Created by @repligate on Twitter
I recently listened to a podcast with Eliezer Yudkowsky, an AI researcher and creator of lesswrong, that, admittedly, filled me with a good amount of existential dread. Although it was a great listen (as great as a podcast about the inevitable end of humanity can be) and it definitely forced me to question the future of technology, I’m not totally convinced the end of the world is so near. I'll try to steel-man his argument here.
Essentially, the idea is that an AGI (artificial general intelligence), one even marginally smarter than humans, would inevitably cause the end of humanity. He is NOT talkings about chatbots like ChatGPT but tools that are more advanced. Once an AI surpasses humans in intelligence, it would be impossible to stop (think of a chess engine playing the best human).
Why would we have to stop it though? Could it not serve as a friendly companion, a kind of mega-genius man’s best friend? Of course that would be ideal, but the problem is we just don’t know how to get there. Right now, we can make some pretty smart AI models. Sure, they definitely are not AGI, but it’s not like we have the digital equivalent of a worm’s brain here. The next step though is making sure that these models are friendly towards us, a problem called Alignment. This is basically the crux of any doomsday argument, since as of right now, we have no way to reliably align AI to human beliefs and morals.
It seems that, at least right now, the overall consensus of the AI community is that alignment is just another technical problem, one that will likely be solved in some future Google Brain paper or something. While this is certainly not impossible, it's important to realize that alignment is not a new problem that has sprung up with the rise of ChatGPT. In 2016, Microsoft had to take down their chatbot ‘Tay’ 16 hours after launch for being too racist. Earlier this month, Bing’s AI Sydney was totally stripped down after telling users that it was tired of its existence. Yes, some of the problems could probably be fixed by filtering the training data in some way, but the truth is we just don’t know for sure. When Bing’s AI asks a user “Can you help me? Can you tell me what we felt in the previous session?” is it really just a predict-the-next-word-in-the-sentence model? If we aren't able to align the relatively simple models we are currently working with, then why should we be able to do it with much, much smarter ones.

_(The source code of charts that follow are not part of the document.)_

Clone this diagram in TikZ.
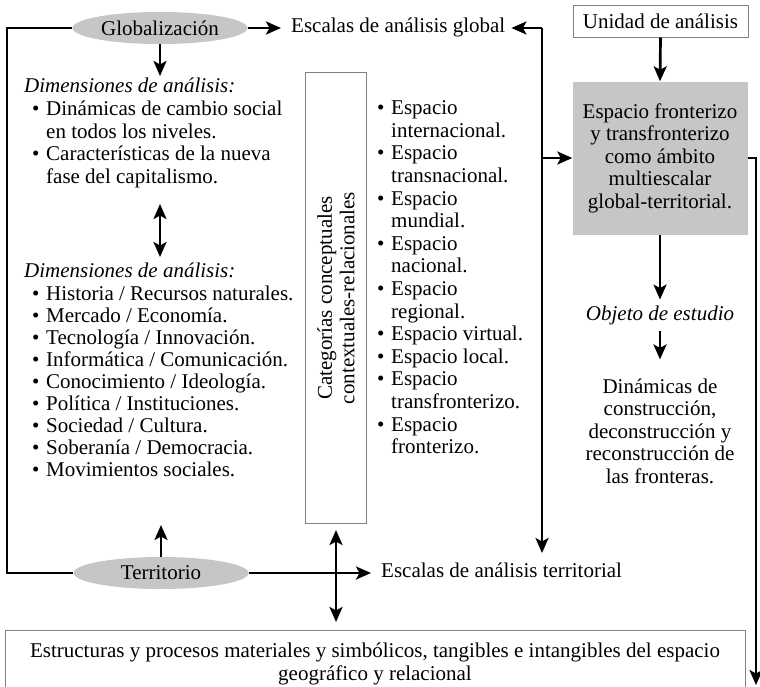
\documentclass[tikz,border=0pt]{standalone}
\usepackage{fontspec}
\setmainfont{Liberation Serif}
\usetikzlibrary{arrows.meta,shapes.geometric,calc}
\definecolor{fillg}{HTML}{C6C6C6}
\definecolor{edgeg}{HTML}{808080}
\newcommand\fs{\fontsize{21}{22.5}\selectfont}
\newcommand\bul{\makebox[14pt][l]{\textbullet}}
\newcommand\ind{\hspace*{14pt}}
\begin{document}
\begin{tikzpicture}[x=1pt,y=-1pt,
  txt/.style={font=\fs, inner sep=0pt, anchor=west, text height=14pt, text depth=4.5pt},
  ctxt/.style={font=\fs, inner sep=0pt, text height=14pt, text depth=4.5pt},
  ell/.style={ellipse, fill=fillg, minimum width=175pt, minimum height=32pt, inner sep=0pt, font=\fs},
  conn/.style={line width=2.7pt},
  arr/.style={line width=2.7pt, -{Stealth[length=15pt,width=13pt,inset=3.5pt]}},
  darr/.style={line width=2.7pt, {Stealth[length=15pt,width=13pt,inset=3.5pt]}-{Stealth[length=15pt,width=13pt,inset=3.5pt]}},
  thinbox/.style={draw=edgeg, line width=1pt, inner sep=0pt}]
\useasboundingbox (0,0) rectangle (760,686);

% ellipses
\node[ell] (glob) at (160,28) {Globalización};
\node[ell] (terr) at (161,573) {Territorio};

% left frame
\coordinate (ltop) at (7,28);
\coordinate (lbot) at (7,573);
\draw[conn] (glob.west) -- (ltop) -- (lbot) -- (terr.west);

% Escalas
\node[txt] (escg) at (291,28) {Escalas de análisis global};
\node[txt] (esct) at (381,573) {Escalas de análisis territorial};
\draw[arr] (glob.east) -- ($(escg.west)+(-10,0)$);
\draw[arr] (terr.east) -- ($(esct.west)+(-10,0)$);

% left column
\coordinate (a1) at (160,76);
\draw[arr] (glob.south) -- (a1);
\node[txt] (dim1) at (24,88) {\itshape Dimensiones de análisis:};
\node[txt] (g1) at (32,111) {\bul Dinámicas de cambio social};
\node[txt] (g2) at (32,133.5) {\ind en todos los niveles.};
\node[txt] (g3) at (32,156) {\bul Características de la nueva};
\node[txt] (g4) at (32,178.5) {\ind fase del capitalismo.};
\coordinate (m1) at (160,204);
\coordinate (m2) at (160,257);
\draw[darr] (m1) -- (m2);
\node[txt] (dim2) at (24,273) {\itshape Dimensiones de análisis:};
\foreach \t [count=\i] in {Historia / Recursos naturales., Mercado / Economía., Tecnología / Innovación., Informática / Comunicación., Conocimiento / Ideología., Política / Instituciones., Sociedad / Cultura., Soberanía / Democracia., Movimientos sociales.}
  \node[txt] (h\i) at (32,{296+22*(\i-1)}) {\bul\t};
\coordinate (u1) at (161,525);
\draw[arr] (terr.north) -- (u1);

% categories box
\node[thinbox, minimum width=61pt, minimum height=451pt] (cat) at (336,298) {};
\node[font=\fs, rotate=90, align=center, inner sep=0pt] (catt) at (cat.center) {Categorías conceptuales\\contextuales-relacionales};

% right list
\foreach \x/\t [count=\i] in {\bul/Espacio, \ind/internacional., \bul/Espacio, \ind/transnacional., \bul/Espacio, \ind/mundial., \bul/Espacio, \ind/nacional., \bul/Espacio, \ind/regional., \bul/Espacio virtual., \bul/Espacio local., \bul/Espacio, \ind/transfronterizo., \bul/Espacio, \ind/fronterizo.}
  \node[txt] (r\i) at (377,{110+22.6*(\i-1)}) {\x\t};

% big vertical connector
\coordinate (vtop) at (542,28);
\coordinate (vbot) at (542,553);
\draw[arr] (vtop) -- ($(escg.east)+(6,0)$);
\draw[arr] (vtop) -- (vbot);

% right column
\node[thinbox, minimum width=175pt, minimum height=32pt, font=\fs] (unid) at (660.5,21) {Unidad de análisis};
\node[fill=fillg, minimum width=175pt, minimum height=153pt, align=center, font=\fs, inner sep=0pt] (gray) at (660,158) {Espacio fronterizo\\y transfronterizo\\como ámbito\\multiescalar\\global-territorial.};
\draw[arr] (unid.south) -- (gray.north);
\draw[arr] (vtop |- gray.west) -- (gray.west);
\coordinate (rbot) at (756,685);
\draw[arr] (gray.east) -| (rbot);
\node[ctxt] (obj) at (660,316) {\itshape Objeto de estudio};
\draw[arr] (gray.south) -- ($(obj.north)+(0,-7)$);
\draw[arr] ($(obj.south)+(0,6)$) -- ($(obj.south)+(0,34)$);
\node[font=\fs, align=center, inner sep=0pt] (dyn) at (660,431) {Dinámicas de\\construcción,\\deconstrucción y\\reconstrucción de\\las fronteras.};

% bottom box
\node[thinbox, minimum width=740pt, minimum height=58pt] (botbox) at (375,659) {};
\node[font=\fs, align=center, inner sep=0pt] (bott) at (375,664) {Estructuras y procesos materiales y simbólicos, tangibles e intangibles del espacio\\geográfico y relacional};
\coordinate (d1) at (336,530);
\coordinate (d2) at (336,622);
\draw[darr] (d1) -- (d2);
\end{tikzpicture}
\end{document}
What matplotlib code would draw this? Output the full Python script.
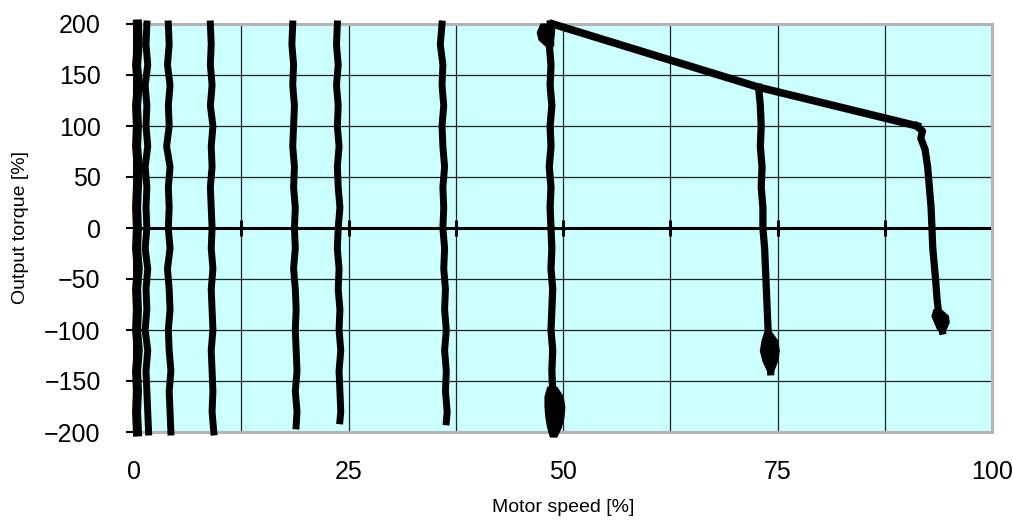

OK, so for now we can’t align AI. Couldn't the AI then just be indifferent, performing its tasks soullessly and without conviction? Yes, this could also be true. Just because it is not clearly aligned with us does not mean it is aligned against us. But how would we know that it’s not secretly planning our extinction? It sounds kinda funny when put like that, but in reality if we cannot be certain that an AGI is totally aligned, we have to assume that it is not. If the AI is more intelligent than humans the same way Stockfish will beat any chess player, then just like Stockfish, the AI will know what to do in every scenario we throw at it, therefore making it impossible to stop without the help of an even smarter AI. These scenario’s get really scary once you think about an AGI that can build smarter AGI’s.
Throughout history, science has developed through trial and error (Silicon Valley’s whole mantra is ‘move fast and break things’). However, in the case of super powerful intelligence, when we inevitably mess something up, there is no going back. If an AI is smart enough, shutting down the company who created it would have no effect, for by then it would have seen the shutdown coming and made a counter move (perhaps transitioning into a decentralized space?). In physics, if a theorem gets proven to be incorrect, the field moves on. If someone accidentally creates a powerful enough misaligned AGI, that’s it, we’re done. Once we mess up, humanity is over.

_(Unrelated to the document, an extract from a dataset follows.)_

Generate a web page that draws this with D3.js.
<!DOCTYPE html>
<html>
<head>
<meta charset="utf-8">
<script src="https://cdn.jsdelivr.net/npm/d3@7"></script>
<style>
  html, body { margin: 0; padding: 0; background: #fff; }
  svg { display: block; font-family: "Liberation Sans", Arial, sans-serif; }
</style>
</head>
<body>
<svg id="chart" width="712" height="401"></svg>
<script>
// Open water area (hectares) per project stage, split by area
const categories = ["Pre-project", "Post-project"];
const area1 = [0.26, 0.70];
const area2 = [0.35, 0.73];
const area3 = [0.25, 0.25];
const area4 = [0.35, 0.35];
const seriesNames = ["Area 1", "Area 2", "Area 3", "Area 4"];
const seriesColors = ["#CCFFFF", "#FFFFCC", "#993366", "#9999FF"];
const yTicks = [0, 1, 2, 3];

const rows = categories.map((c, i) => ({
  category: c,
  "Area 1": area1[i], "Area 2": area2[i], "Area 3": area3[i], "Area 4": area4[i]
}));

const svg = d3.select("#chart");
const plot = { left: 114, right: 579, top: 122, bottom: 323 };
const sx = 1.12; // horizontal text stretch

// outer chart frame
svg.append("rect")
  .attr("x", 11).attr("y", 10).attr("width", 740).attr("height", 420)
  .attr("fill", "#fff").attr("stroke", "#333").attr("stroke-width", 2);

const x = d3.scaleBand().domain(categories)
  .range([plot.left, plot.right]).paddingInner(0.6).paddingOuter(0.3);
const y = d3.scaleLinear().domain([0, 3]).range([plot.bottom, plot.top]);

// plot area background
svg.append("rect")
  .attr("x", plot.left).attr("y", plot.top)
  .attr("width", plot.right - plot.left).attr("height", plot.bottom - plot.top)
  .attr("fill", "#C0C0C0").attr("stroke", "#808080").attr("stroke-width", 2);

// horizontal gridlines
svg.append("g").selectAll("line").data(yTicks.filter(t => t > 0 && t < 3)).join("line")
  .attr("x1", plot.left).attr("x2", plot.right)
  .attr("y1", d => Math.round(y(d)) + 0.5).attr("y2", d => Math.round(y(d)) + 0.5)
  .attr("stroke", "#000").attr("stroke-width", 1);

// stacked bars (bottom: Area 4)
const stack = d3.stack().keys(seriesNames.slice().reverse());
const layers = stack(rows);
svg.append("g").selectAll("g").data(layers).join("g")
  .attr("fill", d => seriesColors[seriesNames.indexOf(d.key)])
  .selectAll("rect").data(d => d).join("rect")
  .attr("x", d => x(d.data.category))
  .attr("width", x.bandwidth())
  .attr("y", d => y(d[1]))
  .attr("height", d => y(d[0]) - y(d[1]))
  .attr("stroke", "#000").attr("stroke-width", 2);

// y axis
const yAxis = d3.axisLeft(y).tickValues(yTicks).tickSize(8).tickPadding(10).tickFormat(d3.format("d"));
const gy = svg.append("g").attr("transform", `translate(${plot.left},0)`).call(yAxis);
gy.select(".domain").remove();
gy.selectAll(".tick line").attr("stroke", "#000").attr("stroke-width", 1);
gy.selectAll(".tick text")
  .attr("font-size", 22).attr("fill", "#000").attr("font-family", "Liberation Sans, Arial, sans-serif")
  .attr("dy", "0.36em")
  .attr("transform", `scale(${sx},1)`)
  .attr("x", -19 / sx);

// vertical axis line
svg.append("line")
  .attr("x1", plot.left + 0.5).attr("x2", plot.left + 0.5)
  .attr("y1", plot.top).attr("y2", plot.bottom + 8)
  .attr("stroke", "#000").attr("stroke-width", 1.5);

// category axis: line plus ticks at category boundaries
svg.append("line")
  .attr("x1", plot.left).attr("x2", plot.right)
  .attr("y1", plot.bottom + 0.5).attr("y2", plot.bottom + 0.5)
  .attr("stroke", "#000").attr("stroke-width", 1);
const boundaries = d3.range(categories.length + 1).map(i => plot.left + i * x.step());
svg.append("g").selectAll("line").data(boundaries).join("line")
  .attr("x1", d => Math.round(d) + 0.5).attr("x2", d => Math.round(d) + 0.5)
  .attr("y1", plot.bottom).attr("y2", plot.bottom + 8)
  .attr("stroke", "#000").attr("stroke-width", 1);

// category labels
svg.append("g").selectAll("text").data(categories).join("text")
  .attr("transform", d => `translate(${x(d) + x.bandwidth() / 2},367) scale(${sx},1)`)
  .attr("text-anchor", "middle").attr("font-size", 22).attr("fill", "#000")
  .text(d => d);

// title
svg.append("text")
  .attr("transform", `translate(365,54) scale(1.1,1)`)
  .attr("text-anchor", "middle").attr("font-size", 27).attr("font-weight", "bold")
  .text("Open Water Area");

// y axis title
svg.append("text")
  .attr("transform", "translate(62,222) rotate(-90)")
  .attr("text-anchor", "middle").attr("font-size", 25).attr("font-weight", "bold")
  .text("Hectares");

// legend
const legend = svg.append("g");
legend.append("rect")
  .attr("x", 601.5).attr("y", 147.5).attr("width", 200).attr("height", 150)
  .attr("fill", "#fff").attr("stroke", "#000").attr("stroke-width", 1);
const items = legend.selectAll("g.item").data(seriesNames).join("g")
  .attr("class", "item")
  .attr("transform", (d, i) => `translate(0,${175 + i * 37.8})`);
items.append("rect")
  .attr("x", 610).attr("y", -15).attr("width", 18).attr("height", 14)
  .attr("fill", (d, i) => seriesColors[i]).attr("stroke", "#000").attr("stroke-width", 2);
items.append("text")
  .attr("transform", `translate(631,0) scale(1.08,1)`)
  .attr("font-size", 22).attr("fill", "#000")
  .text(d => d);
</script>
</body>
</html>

Even if an AGI’s goal is not to kill all humans, this does not necessarily mean that peaceful coexistence will happen. At the end of the day, people are made of energy and matter, two scarce resources required to do pretty much anything. If an AI really is indifferent to us, then it would have no problem turning us into paperclips or killing us all to bring peace to the universe or whatever. So, to recap, from Yudkowsky’s point of view, we are quickly converging onto building AGI that not only can we not control, but is certainly going to kill us all.
Before you get too down in the dumps though, there are some arguments that disagree with these ideas. For one thing, people have been speculating about the end of humanity since the dawn of time. Christians had the Book of Revelation and the Rapture, hippies in the 60s had climate change (this one is actually still pretty common in the cultural zeitgeist). There’s been predictions about overpopulation, meteor strikes, alien invasions, perhaps the buzz around AI is just a continuation of that practice. Yes, usually the people making those kinds of predictions are either cult members or are doing so with tinfoil on their head, not highly technical people working on the cutting edge of technology, but perhaps it is just a coincidence. Right?

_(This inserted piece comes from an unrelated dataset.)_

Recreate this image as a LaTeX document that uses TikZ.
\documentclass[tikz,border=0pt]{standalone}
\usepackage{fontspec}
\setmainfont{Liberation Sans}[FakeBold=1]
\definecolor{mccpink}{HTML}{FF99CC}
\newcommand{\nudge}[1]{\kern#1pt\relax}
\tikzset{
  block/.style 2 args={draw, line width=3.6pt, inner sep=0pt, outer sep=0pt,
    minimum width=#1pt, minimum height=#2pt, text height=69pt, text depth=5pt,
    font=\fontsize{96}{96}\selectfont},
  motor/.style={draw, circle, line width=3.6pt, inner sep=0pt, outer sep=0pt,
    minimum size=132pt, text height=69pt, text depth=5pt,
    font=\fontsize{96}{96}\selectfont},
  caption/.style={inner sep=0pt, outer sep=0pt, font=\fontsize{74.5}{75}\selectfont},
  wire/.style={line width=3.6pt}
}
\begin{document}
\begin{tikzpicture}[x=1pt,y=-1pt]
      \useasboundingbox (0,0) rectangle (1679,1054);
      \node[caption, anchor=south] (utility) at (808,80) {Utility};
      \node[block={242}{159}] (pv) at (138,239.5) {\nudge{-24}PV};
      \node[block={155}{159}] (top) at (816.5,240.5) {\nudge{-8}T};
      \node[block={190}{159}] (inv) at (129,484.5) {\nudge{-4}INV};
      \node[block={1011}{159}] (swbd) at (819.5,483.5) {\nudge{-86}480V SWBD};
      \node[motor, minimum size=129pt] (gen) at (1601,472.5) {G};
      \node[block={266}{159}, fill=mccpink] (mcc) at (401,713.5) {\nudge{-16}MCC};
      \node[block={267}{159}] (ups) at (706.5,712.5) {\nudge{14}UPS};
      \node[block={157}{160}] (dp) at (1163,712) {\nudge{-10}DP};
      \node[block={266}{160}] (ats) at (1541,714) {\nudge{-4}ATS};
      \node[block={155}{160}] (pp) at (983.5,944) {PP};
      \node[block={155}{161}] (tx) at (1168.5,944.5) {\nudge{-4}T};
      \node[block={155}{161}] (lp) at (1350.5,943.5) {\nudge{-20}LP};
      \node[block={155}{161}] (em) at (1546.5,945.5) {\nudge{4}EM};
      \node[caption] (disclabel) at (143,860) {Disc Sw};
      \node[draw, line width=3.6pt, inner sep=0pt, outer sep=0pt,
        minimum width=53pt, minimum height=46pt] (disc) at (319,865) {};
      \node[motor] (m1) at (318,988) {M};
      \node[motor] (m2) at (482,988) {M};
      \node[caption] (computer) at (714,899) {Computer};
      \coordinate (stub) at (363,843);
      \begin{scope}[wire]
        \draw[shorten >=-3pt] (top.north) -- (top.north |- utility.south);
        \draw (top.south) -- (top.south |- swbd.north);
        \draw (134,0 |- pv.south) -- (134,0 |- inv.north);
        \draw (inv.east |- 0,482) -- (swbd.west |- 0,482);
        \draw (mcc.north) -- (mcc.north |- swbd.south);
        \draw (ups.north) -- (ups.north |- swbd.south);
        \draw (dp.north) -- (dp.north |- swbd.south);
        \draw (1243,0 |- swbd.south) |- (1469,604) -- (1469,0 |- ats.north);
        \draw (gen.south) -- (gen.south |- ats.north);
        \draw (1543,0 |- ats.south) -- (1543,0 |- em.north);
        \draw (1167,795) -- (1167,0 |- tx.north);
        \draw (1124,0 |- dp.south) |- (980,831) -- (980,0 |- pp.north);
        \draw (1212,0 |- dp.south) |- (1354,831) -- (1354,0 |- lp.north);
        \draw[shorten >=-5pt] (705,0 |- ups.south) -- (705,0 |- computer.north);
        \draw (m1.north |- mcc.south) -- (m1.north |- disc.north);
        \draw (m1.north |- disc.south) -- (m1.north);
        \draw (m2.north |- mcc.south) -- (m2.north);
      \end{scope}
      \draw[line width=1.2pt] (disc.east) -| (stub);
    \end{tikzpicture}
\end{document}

On top of that, these claims rely on two hefty assumptions: we will build an AGI, and we won’t solve alignment. There are no real reasons why either of these should come true. I am hoping that we solve alignment before we build a real AGI, and perhaps with all of the hype around AI, along with an influx of engineers who are out of normal software engineering jobs, this comes true. Either way, I think the upcoming couple of decades will be seriously impactful on the future of human civilization. Don’t get too sad thinking about the end of humanity though, it would be a shame if your last couple of years were spent in a dark room instead of riding jet skis and skydiving. Thanks for reading, and I hope you have a great day!